Amerykańska Straż Przybrzeżna zmienia zasady dotyczące kontrowersyjnych symboli - od połowy grudnia swastyka nie będzie już oficjalnie uznawana za symbol nienawiści, lecz za znak "potencjalnie wywołujący spory". Nowe przepisy łagodzą także klasyfikację innych budzących emocje emblematów, co wywołało falę krytyki.
- Amerykańska Straż Przybrzeżna planuje od 15 grudnia zmienić klasyfikację swastyki z symbolu nienawiści na "potencjalnie wywołujący spory" oraz złagodzić przepisy dotyczące innych kontrowersyjnych symboli.
- Władze Straży Przybrzeżnej i Departamentu Bezpieczeństwa Krajowego stanowczo zaprzeczają doniesieniom o rzekomym zniesieniu zakazu używania tych symboli.
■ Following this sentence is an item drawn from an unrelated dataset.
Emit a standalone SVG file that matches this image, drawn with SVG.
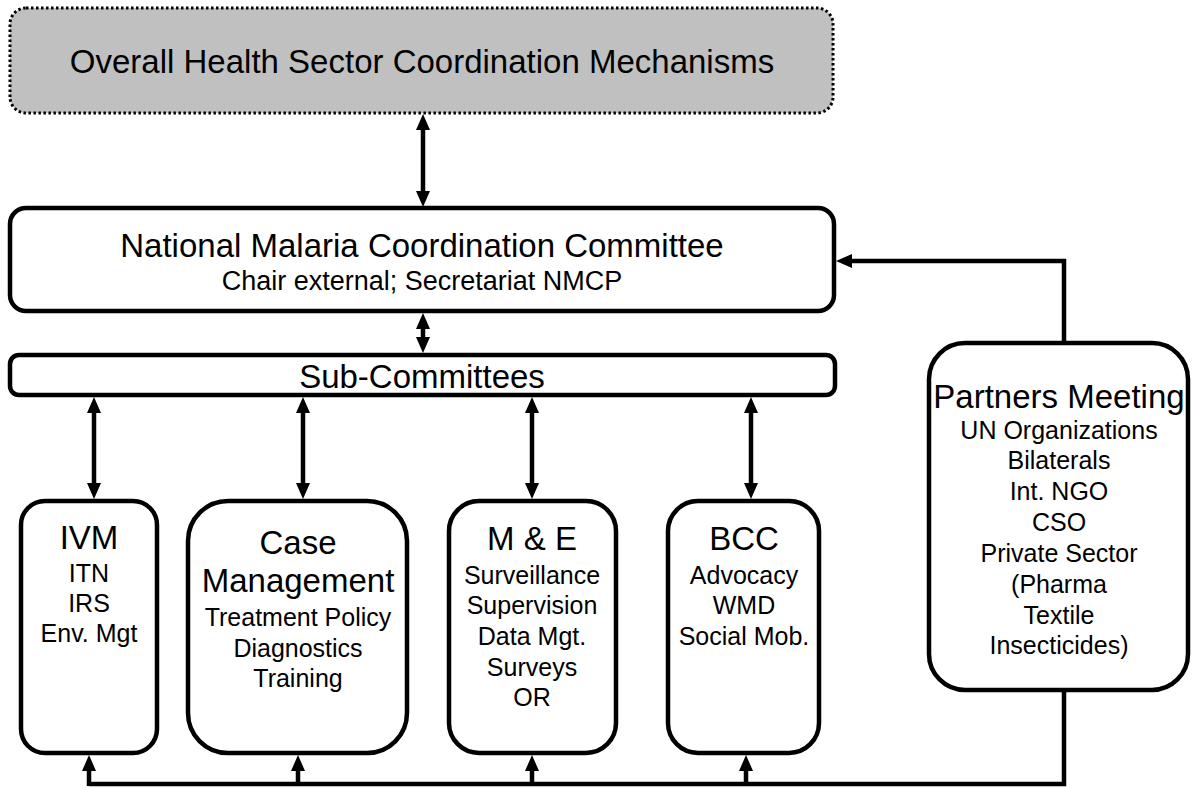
<svg xmlns="http://www.w3.org/2000/svg" width="1199" height="788" viewBox="0 0 1199 788">
<style>
.box{fill:#ffffff;stroke:#000000;stroke-width:4.5}
.top{fill:#c0c0c0;stroke:#000000;stroke-width:3;stroke-dasharray:2.5 2.5}
.t{font-family:"Liberation Sans",Arial,Helvetica,sans-serif;fill:#000000;text-anchor:middle}
.h{font-size:33px}
.s{font-size:25px}
.m{font-size:27px}
.c{fill:none;stroke:#000000;stroke-width:4.5}
</style>
<defs>
<marker id="ah" markerUnits="userSpaceOnUse" markerWidth="16" markerHeight="14" viewBox="0 0 16 14" refX="10" refY="7" orient="auto-start-reverse">
<path d="M0,0 L16,7 L0,14 z" fill="#000000"/>
</marker>
</defs>
<g id="overall">
<rect class="top" x="10" y="8" width="823" height="105" rx="16" ry="16"/>
<text class="t h" x="422" y="73">Overall Health Sector Coordination Mechanisms</text>
</g>
<g id="nmcc">
<rect class="box" x="10" y="208" width="824" height="103" rx="16" ry="16"/>
<text class="t h" x="422" y="257">National Malaria Coordination Committee</text>
<text class="t m" x="422" y="290">Chair external; Secretariat NMCP</text>
</g>
<g id="sub">
<rect class="box" x="10" y="355" width="825" height="40" rx="9" ry="9"/>
<text class="t h" x="422" y="388">Sub-Committees</text>
</g>
<g id="ivm">
<rect class="box" x="21" y="501" width="136" height="252" rx="24" ry="24"/>
<text class="t h" x="89" y="549">IVM</text>
<text class="t s" x="89" y="582">ITN</text>
<text class="t s" x="89" y="612">IRS</text>
<text class="t s" x="89" y="642">Env. Mgt</text>
</g>
<g id="cm">
<rect class="box" x="188" y="501" width="219" height="252" rx="40" ry="40"/>
<text class="t h" x="298" y="554">Case</text>
<text class="t h" x="298" y="592">Management</text>
<text class="t s" x="298" y="626">Treatment Policy</text>
<text class="t s" x="298" y="657">Diagnostics</text>
<text class="t s" x="298" y="687">Training</text>
</g>
<g id="me">
<rect class="box" x="449" y="501" width="167" height="252" rx="30" ry="30"/>
<text class="t h" x="532" y="550">M &amp; E</text>
<text class="t s" x="532" y="584">Surveillance</text>
<text class="t s" x="532" y="614">Supervision</text>
<text class="t s" x="532" y="645">Data Mgt.</text>
<text class="t s" x="532" y="676">Surveys</text>
<text class="t s" x="532" y="706">OR</text>
</g>
<g id="bcc">
<rect class="box" x="668" y="501" width="151" height="252" rx="30" ry="30"/>
<text class="t h" x="744" y="550">BCC</text>
<text class="t s" x="744" y="584">Advocacy</text>
<text class="t s" x="744" y="614">WMD</text>
<text class="t s" x="744" y="645">Social Mob.</text>
</g>
<g id="partners">
<rect class="box" x="929" y="343" width="259" height="347" rx="36" ry="36"/>
<text class="t h" x="1059" y="408">Partners Meeting</text>
<text class="t s" x="1059" y="439">UN Organizations</text>
<text class="t s" x="1059" y="469">Bilaterals</text>
<text class="t s" x="1059" y="500">Int. NGO</text>
<text class="t s" x="1059" y="531">CSO</text>
<text class="t s" x="1059" y="562">Private Sector</text>
<text class="t s" x="1059" y="593">(Pharma</text>
<text class="t s" x="1059" y="624">Textile</text>
<text class="t s" x="1059" y="654">Insecticides)</text>
</g>
<g id="connectors">
<path class="c" d="M423,120 L423,201" marker-start="url(#ah)" marker-end="url(#ah)"/>
<path class="c" d="M423,319 L423,347" marker-start="url(#ah)" marker-end="url(#ah)"/>
<path class="c" d="M94,403 L94,493" marker-start="url(#ah)" marker-end="url(#ah)"/>
<path class="c" d="M303,403 L303,493" marker-start="url(#ah)" marker-end="url(#ah)"/>
<path class="c" d="M532,403 L532,493" marker-start="url(#ah)" marker-end="url(#ah)"/>
<path class="c" d="M751,403 L751,493" marker-start="url(#ah)" marker-end="url(#ah)"/>
<path class="c" d="M1064,343 L1064,261 L842,261" marker-end="url(#ah)"/>
<path class="c" d="M1064,690 L1064,784 L89,784"/>
<path class="c" d="M89,786 L89,761" marker-end="url(#ah)"/>
<path class="c" d="M298,786 L298,761" marker-end="url(#ah)"/>
<path class="c" d="M532,786 L532,761" marker-end="url(#ah)"/>
<path class="c" d="M746,786 L746,761" marker-end="url(#ah)"/>
</g>
</svg>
- Zmiany wywołały krytykę ze strony polityków i opinii publicznej, którzy obawiają się osłabienia walki z przestępstwami z nienawiści.
- Po więcej informacji ze świata zapraszamy na stronę główną RMF24.pl.
Nowe przepisy, do których dotarł dziennik "Washington Post" i które mają wejść w życie 15 grudnia, łagodzą nie tylko odbiór swastyki - od teraz nie będzie ona klasyfikowana jako symbol nienawiści, lecz "potencjalnie wywołujący spory" - ale też symbol stryczka i flagi Konfederacji, choć eksponowanie tej drugiej pozostaje zakazane.
Straż Przybrzeżna Stanów Zjednoczonych podlega pod Departament Bezpieczeństwa Krajowego, lecz - jak zaznaczył dziennik - zmienia zasady, by dostosować je do nowych regulacji administracji Donalda Trumpa dotyczących tzw. fali i nękania w armii amerykańskiej. We wrześniu szef Pentagonu Pete Hegseth zlecił przegląd i modernizację tych przepisów, nazywając obowiązujące standardy wojskowe "zbyt szerokimi" i twierdząc, że zagrażają one gotowości bojowej wojsk amerykańskich.
Portal Hill opublikował stanowisko Straży Przybrzeżnej, która nazwała doniesienia waszyngtońskiego dziennika "fałszywymi". "Twierdzenie, że amerykańska Straż Przybrzeżna nie będzie uznawać swastyk, stryczków i innych ekstremistycznych obrazów za zakazane symbole, są kategorycznie fałszywe. Symbole te były i pozostają zakazane w Straży Przybrzeżnej zgodnie z procedurą" - oznajmił adm. Kevin Lunday, p.o. komendanta straży przybrzeżnej.
Rzeczniczka prasowa Departamentu Bezpieczeństwa Krajowego Tricia McLaughlin napisała z kolei na platformie X, że "Washington Post" "powinien się wstydzić, że opublikował te fałszywe bzdury".
"Washington Post" zaznaczył, że zmiany w klasyfikacji swastyki wpisują się w działania Straży Przybrzeżnej, które mają na celu usunięcie z jej przepisów zapisu o incydentach na tle nienawiści.
"Zachowania, które wcześniej były traktowane jako potencjalny incydent z nienawiści, w tym te, które wiążą się z symbolami powszechnie utożsamianymi z uciskiem lub nienawiścią, są traktowane jako zgłoszenie dotyczące nękania" - tłumaczy Straż Przybrzeżna w nowych regulacjach.
Nie zasługujemy na zaufanie narodu, jeśli nie jesteśmy pewni, jak kontrowersyjne mogą być swastyki - powiedział amerykańskiej gazecie przedstawiciel Straży Przybrzeżnej, prosząc o zachowanie anonimowości.
W czasach, gdy w Stanach Zjednoczonych i na całym świecie rośnie antysemityzm, złagodzenie polityki mającej na celu zwalczanie przestępstw z nienawiści nie tylko wysyła zły sygnał mężczyznom i kobietom z naszej Straży Przybrzeżnej, ale także naraża ich bezpieczeństwo - uważa senatorka demokratów Jacky Rosen. Wezwała Biały Dom do cofnięcia tych zmian, zanim wejdą w życie.